The United States military overcame that tactic through the concept of commander’s intent. The commander laid out his intent, his vision, before the campaign. Every person in the unit understood his role, the mission, and the boundaries. If the commander died, his intent lived on inside every man in the unit so that the battle continued right down to the last man.

My experience in 20 years in the private sector as an employee or consultant to dozens of large companies tells me that few business leaders can articulate their intent because they lack a vision of what the business will look like if the intent is realized. It’s the blind leading the blind. (There are some remarkable exceptions, but these stand out because they are so rare.)

 Where there is no vision, the people perish.

–Proverbs 29:18

Perhaps It’s Time for Service #

Garrett also pointed out that 99 percent of Americans never served in the military. Which means 99 percent of Americans have no vision, no intent, and no latitude to decide, improvise, and innovate. We are becoming a nation of parts in a machine, each part useless without some outside force operating us. Not unlike the species “homo sovieticus” Mikhail Heller defined in his book Cogs In The Wheel: The Formation of Soviet Man.

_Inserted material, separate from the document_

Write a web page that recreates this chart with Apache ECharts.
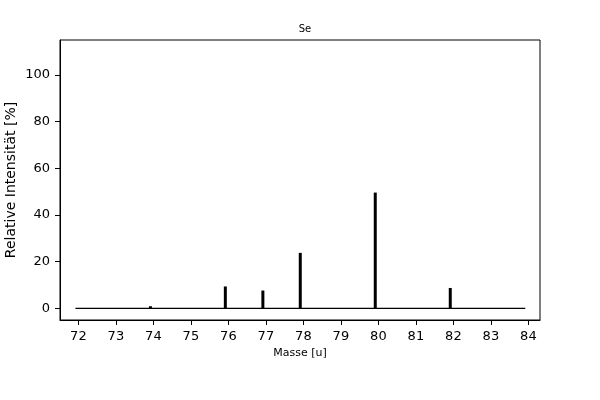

Or Tocqueville’s vision of a future America:

After having thus successively taken each member of the community in its powerful grasp and fashioned him at will, the supreme power then extends its arm over the whole community. It covers the surface of society with a network of small complicated rules, minute and uniform, through which the most original minds and the most energetic characters cannot penetrate, to rise above the crowd. The will of man is not shattered, but softened, bent, and guided; men are seldom forced by it to act, but they are constantly restrained from acting. Such a power does not destroy, but it prevents existence; it does not tyrannize, but it compresses, enervates, extinguishes, and stupefies a people, till each nation is reduced to nothing better than a flock of timid and industrious animals, of which the government is the shepherd.

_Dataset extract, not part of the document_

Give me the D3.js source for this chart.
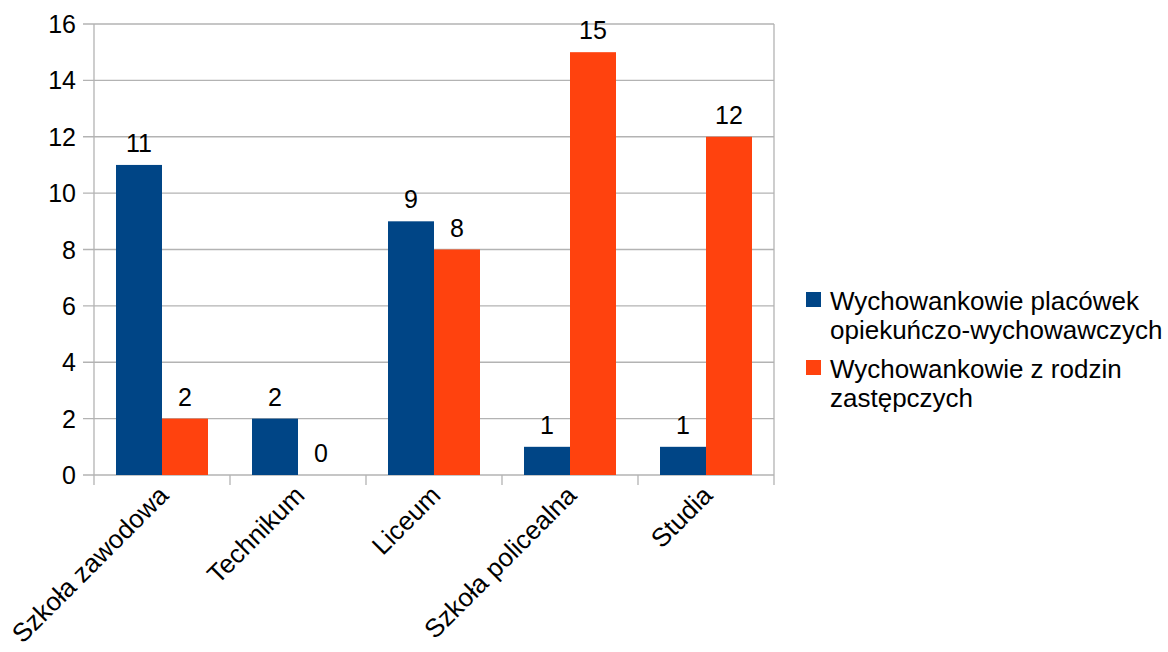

Are we there? Dear God, have we become homo sovietici?

If not, we’re close.

Send In the World War II Guys #

My old boss, a great guy who spent a few years in the Army during Vietnam, described the changes he saw in business from 1975 to today.

“Back then, you’d go to one of these guys with an idea. He’d ask, ‘so you think it’ll work?’ You’d say, ‘It looks like it.’ He’d say, ‘we better try it then.’ And that was it! If it worked, great. If not, we’d try something else.”

I asked him when business changed from that to the endless hamster wheel of committees, arguments, doubts, and watering down until the window of opportunity closes and no decision is required, “overcome by events,” as we said in the service.

“It was when the World War II guys retired. They knew how to make a decision and leave people alone to execute it.”

Some people scoff at the idea of universal service. They say universal service will produce a nation of mindless robots who do only what they’re told by authority.

My experience, and the experience of Jordan Garrett and my old boss, says the naysayers are dead wrong. A large majority of the 99 percent who never served are already mindless robots, “a flock of timid and industrious animals.”

The only prescription I see is a new generation of the World War II guys. In the meantime, managers can live by Patton’s simple rule: tell them what to do, what the finished state looks like, and be amazed by their ingenuity.

For the rest of us, start working on that vision. There’s a worthy goal for 2016, right?